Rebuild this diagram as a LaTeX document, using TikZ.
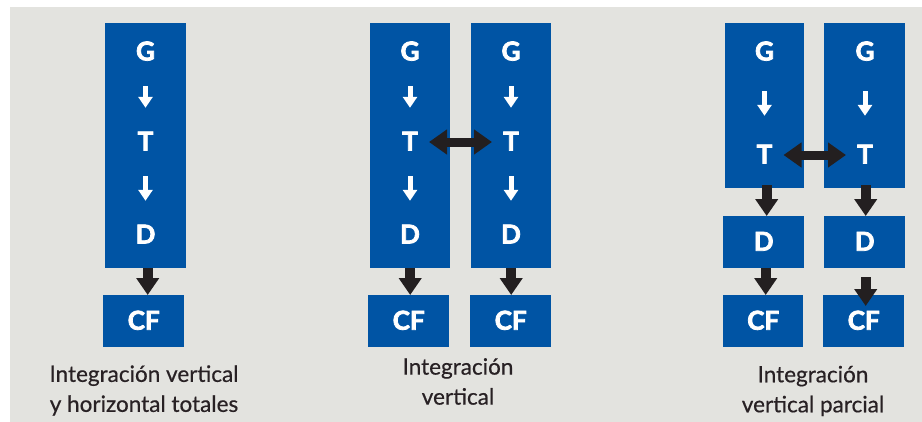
\documentclass[tikz,border=0pt]{standalone}
\usepackage{fontspec}
\setmainfont{Lato}
\newfontfamily\boxfont{Lato}[FakeBold=3]
\newfontfamily\capfont{Lato}[FakeBold=0.5]
\usetikzlibrary{arrows.meta}
\definecolor{boxblue}{RGB}{0,84,164}
\definecolor{panelgray}{RGB}{227,227,223}
\definecolor{inkdark}{RGB}{35,31,32}
\definecolor{labeltext}{RGB}{40,33,36}

\begin{document}
\begin{tikzpicture}[x=1pt,y=-1pt,
  blockbox/.style={fill=boxblue, draw=none, inner sep=0pt, anchor=north west},
  letter/.style={text=white, font=\boxfont\bfseries\fontsize{26}{26}\selectfont,
    inner sep=0pt, text height=17pt, text depth=0pt},
  flowdown/.style={draw=white, line width=5pt,
    -{Triangle[width=14pt,length=11pt]}, shorten <=#1, shorten >=#1},
  flowdown/.default=25.5pt,
  linkdown/.style={draw=inkdark, line width=10pt,
    -{Triangle[width=22pt,length=17pt]}},
  linkboth/.style={draw=inkdark, line width=9pt,
    {Triangle[width=24pt,length=18pt]}-{Triangle[width=24pt,length=18pt]},
    shorten <=11pt, shorten >=11pt},
  caption/.style={text=labeltext, align=center, inner sep=0pt,
    font=\capfont\fontsize{22.5}{30}\selectfont}]

% page and grey panel
\useasboundingbox (0,0) rectangle (922,421);
\fill[panelgray] (10,7) rectangle (930,430);

% ---- total vertical and horizontal integration ----
\node[blockbox, minimum width=81pt, minimum height=245pt] (s1) at (105,23) {};
\node[blockbox, minimum width=81pt, minimum height=52pt] (c1) at (103,295) {};
\node[letter] (g1) at (145.5,52) {G};
\node[letter] (t1) at (145.5,142) {T};
\node[letter] (d1) at (145.5,235) {D};
\node[letter] at (c1.center) {CF};
\draw[flowdown] (g1) -- (t1);
\draw[flowdown] (t1) -- (d1);
\draw[linkdown] (s1.south) ++(2,0) coordinate (a1) -- (a1 |- c1.north);
\node[caption] (l1) at (144,390.5) {Integración vertical\\y horizontal totales};

% ---- vertical integration ----
\node[blockbox, minimum width=80pt, minimum height=245pt] (s2) at (370,23) {};
\node[blockbox, minimum width=80pt, minimum height=245pt] (s3) at (471,23) {};
\node[blockbox, minimum width=81pt, minimum height=52pt] (c2) at (368,295) {};
\node[blockbox, minimum width=81pt, minimum height=52pt] (c3) at (470,295) {};
\node[letter] (g2) at (410,52) {G};
\node[letter] (t2) at (410,142) {T};
\node[letter] (d2) at (410,235) {D};
\node[letter] at (c2.center) {CF};
\node[letter] (g3) at (511,52) {G};
\node[letter] (t3) at (511,142) {T};
\node[letter] (d3) at (511,235) {D};
\node[letter] at (c3.center) {CF};
\draw[flowdown] (g2) -- (t2);
\draw[flowdown] (t2) -- (d2);
\draw[flowdown] (g3) -- (t3);
\draw[flowdown] (t3) -- (d3);
\draw[linkboth] (t2.east) -- (t3.west);
\draw[linkdown] (s2.south) -- (s2.south |- c2.north);
\draw[linkdown] (s3.south) -- (s3.south |- c3.north);
\node[caption] (l2) at (458,381.5) {Integración\\vertical};

% ---- partial vertical integration ----
\node[blockbox, minimum width=79pt, minimum height=165pt] (s4) at (725,23) {};
\node[blockbox, minimum width=81pt, minimum height=165pt] (s5) at (824,23) {};
\node[blockbox, minimum width=81pt, minimum height=52pt] (e4) at (723,216) {};
\node[blockbox, minimum width=81pt, minimum height=52pt] (e5) at (824,216) {};
\node[blockbox, minimum width=80pt, minimum height=52pt] (c4) at (723,295) {};
\node[blockbox, minimum width=81pt, minimum height=52pt] (c5) at (823,295) {};
\node[letter] (g4) at (764.5,52) {G};
\node[letter] (t4) at (764.5,155) {T};
\node[letter] at (e4.center) {D};
\node[letter] at (c4.center) {CF};
\node[letter] (g5) at (865,52) {G};
\node[letter] (t5) at (865,155) {T};
\node[letter] at (e5.center) {D};
\node[letter] at (c5.center) {CF};
\draw[flowdown=30.5pt] (g4) -- (t4);
\draw[flowdown=30.5pt] (g5) -- (t5);
\draw[linkboth] (t4.east) -- (t5.west);
\draw[linkdown] (s4.south) ++(2,-3) coordinate (a4) -- (a4 |- e4.north);
\draw[linkdown] (s5.south) ++(1,-3) coordinate (a5) -- (a5 |- e5.north);
\draw[linkdown] (e4.south) ++(2,0) coordinate (b4) -- (b4 |- c4.north);
\draw[linkdown] (e5.south) ++(1,9) coordinate (b5) -- ([yshift=-11pt]b5 |- c5.north);
\node[caption] (l3) at (813,391) {Integración\\vertical parcial};
\end{tikzpicture}
\end{document}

---+---

**GIVEN REQUEST**
Quote every line word for word and keep the images out of the copy.

**REPLY**
Rebuild this diagram as a LaTeX document, using TikZ.
\documentclass[tikz,border=0pt]{standalone}
\usepackage{fontspec}
\setmainfont{Lato}
\newfontfamily\boxfont{Lato}[FakeBold=3]
\newfontfamily\capfont{Lato}[FakeBold=0.5]
\usetikzlibrary{arrows.meta}
\definecolor{boxblue}{RGB}{0,84,164}
\definecolor{panelgray}{RGB}{227,227,223}
\definecolor{inkdark}{RGB}{35,31,32}
\definecolor{labeltext}{RGB}{40,33,36}

\begin{document}
\begin{tikzpicture}[x=1pt,y=-1pt,
  blockbox/.style={fill=boxblue, draw=none, inner sep=0pt, anchor=north west},
  letter/.style={text=white, font=\boxfont\bfseries\fontsize{26}{26}\selectfont,
    inner sep=0pt, text height=17pt, text depth=0pt},
  flowdown/.style={draw=white, line width=5pt,
    -{Triangle[width=14pt,length=11pt]}, shorten <=#1, shorten >=#1},
  flowdown/.default=25.5pt,
  linkdown/.style={draw=inkdark, line width=10pt,
    -{Triangle[width=22pt,length=17pt]}},
  linkboth/.style={draw=inkdark, line width=9pt,
    {Triangle[width=24pt,length=18pt]}-{Triangle[width=24pt,length=18pt]},
    shorten <=11pt, shorten >=11pt},
  caption/.style={text=labeltext, align=center, inner sep=0pt,
    font=\capfont\fontsize{22.5}{30}\selectfont}]

% page and grey panel
\useasboundingbox (0,0) rectangle (922,421);
\fill[panelgray] (10,7) rectangle (930,430);

% ---- total vertical and horizontal integration ----
\node[blockbox, minimum width=81pt, minimum height=245pt] (s1) at (105,23) {};
\node[blockbox, minimum width=81pt, minimum height=52pt] (c1) at (103,295) {};
\node[letter] (g1) at (145.5,52) {G};
\node[letter] (t1) at (145.5,142) {T};
\node[letter] (d1) at (145.5,235) {D};
\node[letter] at (c1.center) {CF};
\draw[flowdown] (g1) -- (t1);
\draw[flowdown] (t1) -- (d1);
\draw[linkdown] (s1.south) ++(2,0) coordinate (a1) -- (a1 |- c1.north);
\node[caption] (l1) at (144,390.5) {Integración vertical\\y horizontal totales};

% ---- vertical integration ----
\node[blockbox, minimum width=80pt, minimum height=245pt] (s2) at (370,23) {};
\node[blockbox, minimum width=80pt, minimum height=245pt] (s3) at (471,23) {};
\node[blockbox, minimum width=81pt, minimum height=52pt] (c2) at (368,295) {};
\node[blockbox, minimum width=81pt, minimum height=52pt] (c3) at (470,295) {};
\node[letter] (g2) at (410,52) {G};
\node[letter] (t2) at (410,142) {T};
\node[letter] (d2) at (410,235) {D};
\node[letter] at (c2.center) {CF};
\node[letter] (g3) at (511,52) {G};
\node[letter] (t3) at (511,142) {T};
\node[letter] (d3) at (511,235) {D};
\node[letter] at (c3.center) {CF};
\draw[flowdown] (g2) -- (t2);
\draw[flowdown] (t2) -- (d2);
\draw[flowdown] (g3) -- (t3);
\draw[flowdown] (t3) -- (d3);
\draw[linkboth] (t2.east) -- (t3.west);
\draw[linkdown] (s2.south) -- (s2.south |- c2.north);
\draw[linkdown] (s3.south) -- (s3.south |- c3.north);
\node[caption] (l2) at (458,381.5) {Integración\\vertical};

% ---- partial vertical integration ----
\node[blockbox, minimum width=79pt, minimum height=165pt] (s4) at (725,23) {};
\node[blockbox, minimum width=81pt, minimum height=165pt] (s5) at (824,23) {};
\node[blockbox, minimum width=81pt, minimum height=52pt] (e4) at (723,216) {};
\node[blockbox, minimum width=81pt, minimum height=52pt] (e5) at (824,216) {};
\node[blockbox, minimum width=80pt, minimum height=52pt] (c4) at (723,295) {};
\node[blockbox, minimum width=81pt, minimum height=52pt] (c5) at (823,295) {};
\node[letter] (g4) at (764.5,52) {G};
\node[letter] (t4) at (764.5,155) {T};
\node[letter] at (e4.center) {D};
\node[letter] at (c4.center) {CF};
\node[letter] (g5) at (865,52) {G};
\node[letter] (t5) at (865,155) {T};
\node[letter] at (e5.center) {D};
\node[letter] at (c5.center) {CF};
\draw[flowdown=30.5pt] (g4) -- (t4);
\draw[flowdown=30.5pt] (g5) -- (t5);
\draw[linkboth] (t4.east) -- (t5.west);
\draw[linkdown] (s4.south) ++(2,-3) coordinate (a4) -- (a4 |- e4.north);
\draw[linkdown] (s5.south) ++(1,-3) coordinate (a5) -- (a5 |- e5.north);
\draw[linkdown] (e4.south) ++(2,0) coordinate (b4) -- (b4 |- c4.north);
\draw[linkdown] (e5.south) ++(1,9) coordinate (b5) -- ([yshift=-11pt]b5 |- c5.north);
\node[caption] (l3) at (813,391) {Integración\\vertical parcial};
\end{tikzpicture}
\end{document}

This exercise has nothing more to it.